— Start of STORED DATA —

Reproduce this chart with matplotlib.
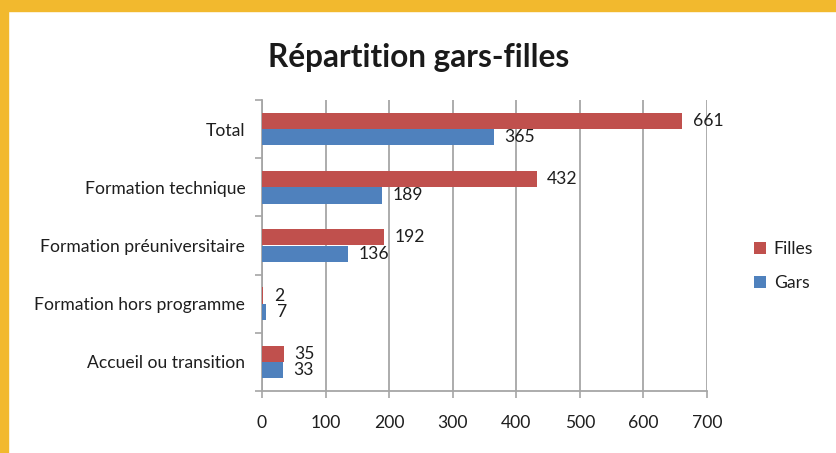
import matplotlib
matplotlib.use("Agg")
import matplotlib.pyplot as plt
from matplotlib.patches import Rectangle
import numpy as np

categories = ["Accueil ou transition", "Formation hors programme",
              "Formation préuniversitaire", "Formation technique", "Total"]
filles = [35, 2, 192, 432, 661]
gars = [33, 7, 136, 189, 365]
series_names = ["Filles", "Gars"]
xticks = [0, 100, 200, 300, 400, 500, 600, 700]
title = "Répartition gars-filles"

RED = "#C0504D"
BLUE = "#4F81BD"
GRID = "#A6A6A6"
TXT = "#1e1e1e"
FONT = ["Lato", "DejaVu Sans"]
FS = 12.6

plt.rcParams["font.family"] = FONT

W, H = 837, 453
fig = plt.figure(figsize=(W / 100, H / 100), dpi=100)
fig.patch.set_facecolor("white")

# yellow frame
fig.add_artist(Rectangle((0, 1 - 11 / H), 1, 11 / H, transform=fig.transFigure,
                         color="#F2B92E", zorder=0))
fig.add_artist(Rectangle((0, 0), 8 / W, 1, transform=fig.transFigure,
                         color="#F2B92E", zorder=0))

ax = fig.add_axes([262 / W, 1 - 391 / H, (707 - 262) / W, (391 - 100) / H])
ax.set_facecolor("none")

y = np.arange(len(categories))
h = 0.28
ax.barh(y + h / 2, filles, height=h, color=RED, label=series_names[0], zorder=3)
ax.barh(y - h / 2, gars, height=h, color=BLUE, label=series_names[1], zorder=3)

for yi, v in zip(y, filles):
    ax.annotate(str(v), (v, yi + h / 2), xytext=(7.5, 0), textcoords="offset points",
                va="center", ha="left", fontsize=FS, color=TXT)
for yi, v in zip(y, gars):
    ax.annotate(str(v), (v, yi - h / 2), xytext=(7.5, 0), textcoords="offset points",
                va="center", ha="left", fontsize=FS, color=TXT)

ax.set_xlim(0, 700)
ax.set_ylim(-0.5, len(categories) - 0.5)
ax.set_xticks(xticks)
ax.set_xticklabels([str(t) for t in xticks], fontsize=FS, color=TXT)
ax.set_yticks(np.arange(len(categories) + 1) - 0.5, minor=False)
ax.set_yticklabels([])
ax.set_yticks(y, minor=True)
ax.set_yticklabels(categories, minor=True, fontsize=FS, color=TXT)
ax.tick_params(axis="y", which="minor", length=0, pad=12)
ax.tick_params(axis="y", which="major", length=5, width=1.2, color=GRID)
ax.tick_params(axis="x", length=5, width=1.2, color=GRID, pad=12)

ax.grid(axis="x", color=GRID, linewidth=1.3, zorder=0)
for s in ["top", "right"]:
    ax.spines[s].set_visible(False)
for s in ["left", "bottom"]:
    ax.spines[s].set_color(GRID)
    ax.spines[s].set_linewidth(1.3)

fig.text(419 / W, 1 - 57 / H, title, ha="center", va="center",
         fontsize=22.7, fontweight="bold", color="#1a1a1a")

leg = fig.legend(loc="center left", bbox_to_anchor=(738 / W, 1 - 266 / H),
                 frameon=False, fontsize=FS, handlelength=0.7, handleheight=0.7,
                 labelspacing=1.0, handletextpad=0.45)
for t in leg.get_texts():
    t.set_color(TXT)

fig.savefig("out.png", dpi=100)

— End of STORED DATA —

Send back the data above word for word, with the pictures left out.

### SOLUTION FOR THIS TASK
Reproduce this chart with matplotlib.
import matplotlib
matplotlib.use("Agg")
import matplotlib.pyplot as plt
from matplotlib.patches import Rectangle
import numpy as np

categories = ["Accueil ou transition", "Formation hors programme",
              "Formation préuniversitaire", "Formation technique", "Total"]
filles = [35, 2, 192, 432, 661]
gars = [33, 7, 136, 189, 365]
series_names = ["Filles", "Gars"]
xticks = [0, 100, 200, 300, 400, 500, 600, 700]
title = "Répartition gars-filles"

RED = "#C0504D"
BLUE = "#4F81BD"
GRID = "#A6A6A6"
TXT = "#1e1e1e"
FONT = ["Lato", "DejaVu Sans"]
FS = 12.6

plt.rcParams["font.family"] = FONT

W, H = 837, 453
fig = plt.figure(figsize=(W / 100, H / 100), dpi=100)
fig.patch.set_facecolor("white")

# yellow frame
fig.add_artist(Rectangle((0, 1 - 11 / H), 1, 11 / H, transform=fig.transFigure,
                         color="#F2B92E", zorder=0))
fig.add_artist(Rectangle((0, 0), 8 / W, 1, transform=fig.transFigure,
                         color="#F2B92E", zorder=0))

ax = fig.add_axes([262 / W, 1 - 391 / H, (707 - 262) / W, (391 - 100) / H])
ax.set_facecolor("none")

y = np.arange(len(categories))
h = 0.28
ax.barh(y + h / 2, filles, height=h, color=RED, label=series_names[0], zorder=3)
ax.barh(y - h / 2, gars, height=h, color=BLUE, label=series_names[1], zorder=3)

for yi, v in zip(y, filles):
    ax.annotate(str(v), (v, yi + h / 2), xytext=(7.5, 0), textcoords="offset points",
                va="center", ha="left", fontsize=FS, color=TXT)
for yi, v in zip(y, gars):
    ax.annotate(str(v), (v, yi - h / 2), xytext=(7.5, 0), textcoords="offset points",
                va="center", ha="left", fontsize=FS, color=TXT)

ax.set_xlim(0, 700)
ax.set_ylim(-0.5, len(categories) - 0.5)
ax.set_xticks(xticks)
ax.set_xticklabels([str(t) for t in xticks], fontsize=FS, color=TXT)
ax.set_yticks(np.arange(len(categories) + 1) - 0.5, minor=False)
ax.set_yticklabels([])
ax.set_yticks(y, minor=True)
ax.set_yticklabels(categories, minor=True, fontsize=FS, color=TXT)
ax.tick_params(axis="y", which="minor", length=0, pad=12)
ax.tick_params(axis="y", which="major", length=5, width=1.2, color=GRID)
ax.tick_params(axis="x", length=5, width=1.2, color=GRID, pad=12)

ax.grid(axis="x", color=GRID, linewidth=1.3, zorder=0)
for s in ["top", "right"]:
    ax.spines[s].set_visible(False)
for s in ["left", "bottom"]:
    ax.spines[s].set_color(GRID)
    ax.spines[s].set_linewidth(1.3)

fig.text(419 / W, 1 - 57 / H, title, ha="center", va="center",
         fontsize=22.7, fontweight="bold", color="#1a1a1a")

leg = fig.legend(loc="center left", bbox_to_anchor=(738 / W, 1 - 266 / H),
                 frameon=False, fontsize=FS, handlelength=0.7, handleheight=0.7,
                 labelspacing=1.0, handletextpad=0.45)
for t in leg.get_texts():
    t.set_color(TXT)

fig.savefig("out.png", dpi=100)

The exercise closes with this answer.